While the Lakers have not been active in signing any outside free agents, they have made a decision to turn one of their own players loose onto the open market.
Lakers announce they have waived Tarik Black.
— Bill Oram (@billoram) July 1, 2017
Black was scheduled to make $6.7 million next season, but the entire amount was non-guaranteed if he was waived before July 4th. This amount now drops off the Lakers’ cap, leaving them with roughly $18.7 million in cap space now.
One way to look at this is that the Lakers could be in the mix for a mid to high priced free agent and they needed this salary space to pursue him. The team has reportedly had conversations with several free agents (Andre Iguodala, Rajon Rondo, Ben McLemore), though I’m guessing none of them would require the type of contract this move opens up.
Instead, then, my guess is that waiving Black now is really the culmination of several factors. First, Black is not likely to play many minutes next season. Brook Lopez is the team’s starting C and Ivica Zubac is a young player the team is high on and will want to give minutes to as the primary backup. Add to them the team liking to go small with either Julius Randle or Larry Nance Jr. sliding up to C and you can see how Black would have been squeezed for minutes and maybe out of the rotation entirely.
Second — and related — if Black isn’t going to play the Lakers are better served to do this move now in order to allow Black time to get into conversations with other teams where he can maximize his exposure on the market.
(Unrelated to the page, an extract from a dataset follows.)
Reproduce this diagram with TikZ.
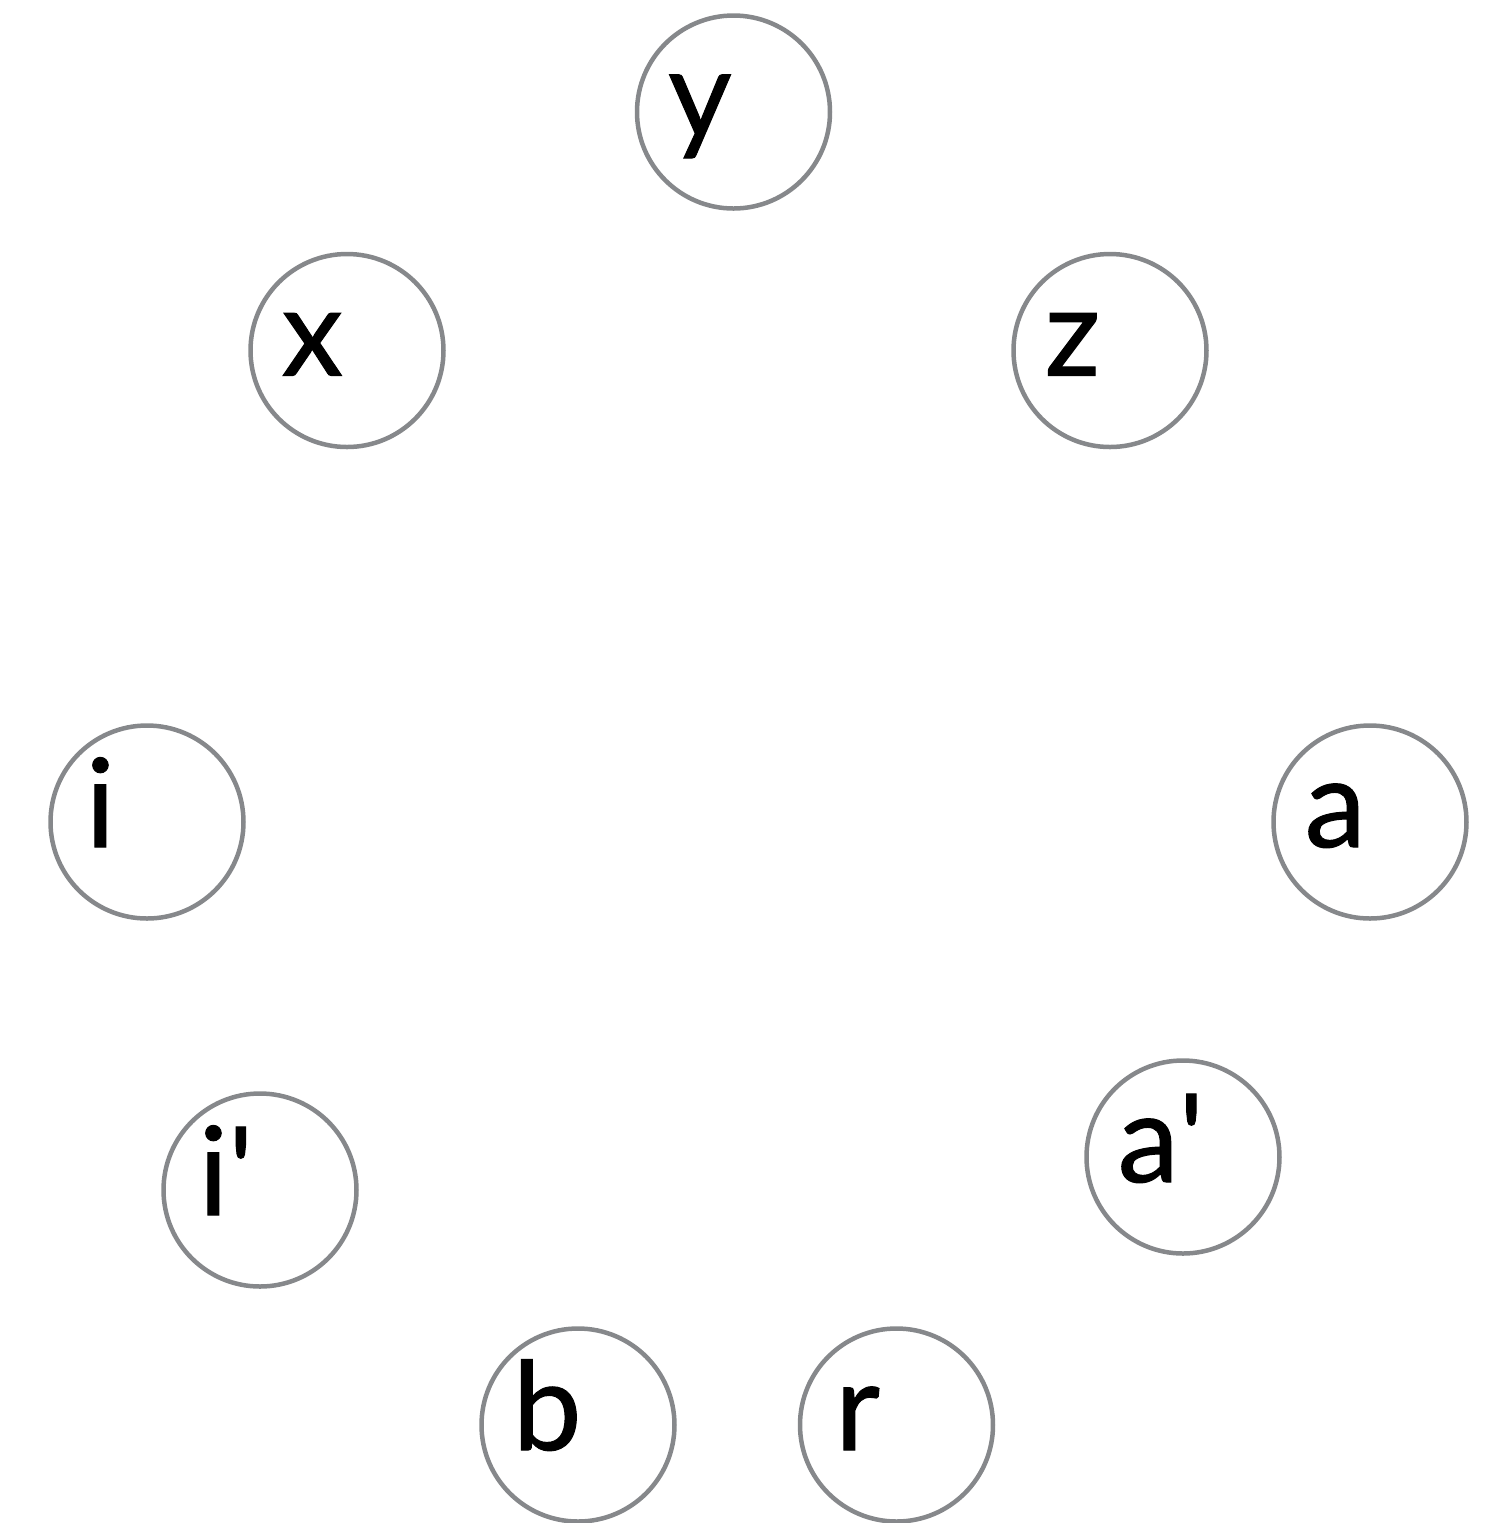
\documentclass[tikz,border=0pt]{standalone}
\usepackage{fontspec}
\setmainfont{Lato}
\newfontfamily\lblfont{Lato}[FakeBold=0.8]
\usepackage{tikz}
\usetikzlibrary{positioning}
\usetikzlibrary{calc}

\definecolor{ringgray}{HTML}{86888B}

\tikzset{
    ring/.style={circle, draw=ringgray, line width=0.045cm, minimum size=1.93cm, inner sep=0pt},
    lbl/.style={anchor=base west, inner sep=0pt, font=\lblfont\fontsize{35}{40}\selectfont}
}

\begin{document}
\begin{tikzpicture}
    \useasboundingbox (0,0) rectangle (14.97,-15.23);

    % top three
    \node [ring] (y) at (7.335,-1.12) {};
    \node [ring] (x) at (3.47,-3.505) {};
    \node [ring] (z) at (11.10,-3.505) {};

    % middle row
    \node [ring] (i) at (1.47,-8.22) {};
    \node [ring] (a) at (13.70,-8.22) {};

    % lower ones
    \node [ring] (ip) at (2.60,-11.90) {};
    \node [ring] (ap) at (11.83,-11.57) {};
    \node [ring] (b) at (5.78,-14.25) {};
    \node [ring, right=1.21cm of b] (r) {};

    % letters, set a bit left of centre
    \node [lbl] (ytext) at ($(y.center)+(-0.66,-0.25)$) {y};
    \node [lbl] (xtext) at ($(x.center)+(-0.66,-0.25)$) {x};
    \node [lbl] (ztext) at ($(z.center)+(-0.66,-0.25)$) {z};
    \node [lbl] (itext) at ($(i.center)+(-0.62,-0.25)$) {i};
    \node [lbl] (atext) at ($(a.center)+(-0.66,-0.25)$) {a};
    \node [lbl] (iptext) at ($(ip.center)+(-0.62,-0.25)$) {i\textquotesingle};
    \node [lbl] (aptext) at ($(ap.center)+(-0.66,-0.25)$) {a\textquotesingle};
    \node [lbl] (btext) at ($(b.center)+(-0.66,-0.25)$) {b};
    \node [lbl] (rtext) at ($(r.center)+(-0.62,-0.25)$) {r};
\end{tikzpicture}
\end{document}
Waiting until July 4th to make this move would not have been operating in good faith with the player and there’s no one who understands this better than Lakers’ GM Rob Pelinka who worked for two decades as an agent.
Third, waiving Black at all is reflective of the team not being able to trade him. The structure of Black’s non-guaranteed year and the fact that it did not trigger until after free agency began (most non-guaranteed triggers happen before the new league year begins on July 1st) tells me that the team always viewed him as a possible trade chip. The team could have aggregated Black’s salary into a larger deal looking to save money in a deal, sending him away only to ultimately be waived by the team that acquired him. By outright releasing him now, the front office clearly could not leverage Black’s non-guaranteed money in this way.
As for Black the player, I will miss him both on and off the court. Black is a pure hustle player who gets after it defensively, hits the glass hard, and finishes around the rim with force. He plays hard every minute he’s on the floor and was starting to flash some improvement in his game — especially at the foul line where he hit 75% of his FT’s after shooting 55% and 44% in his first two seasons.
Off the court, Black has always been mature beyond his years bringing a steadiness and serving as a sounding board for smart and nuanced takes on a variety of subject matters. I always viewed him as a great locker room guy and teammate, someone who could lead by example, but also by imparting words of wisdom to his peers by speaking up with a timeliness that would reflect an impetus for his teammates to take him seriously. Many of these qualities are reflected in a goodbye post he put up on social media:
This picture best describes my time here in LA. It’s been absolutely amazing and invigorating. I would like to thank the Lakers for an amazing ride and being there for me. From the staff, the team, and the fans I am indescribably grateful. You all opened the doors for me to live a dream to play for such an organization. I love you all and the Lakers are forever in my heart ??
I wish Black nothing but the best in his next opportunity. I think he can be a nice rotation big man for most any team in the league and I think he’ll show that wherever he catches on next.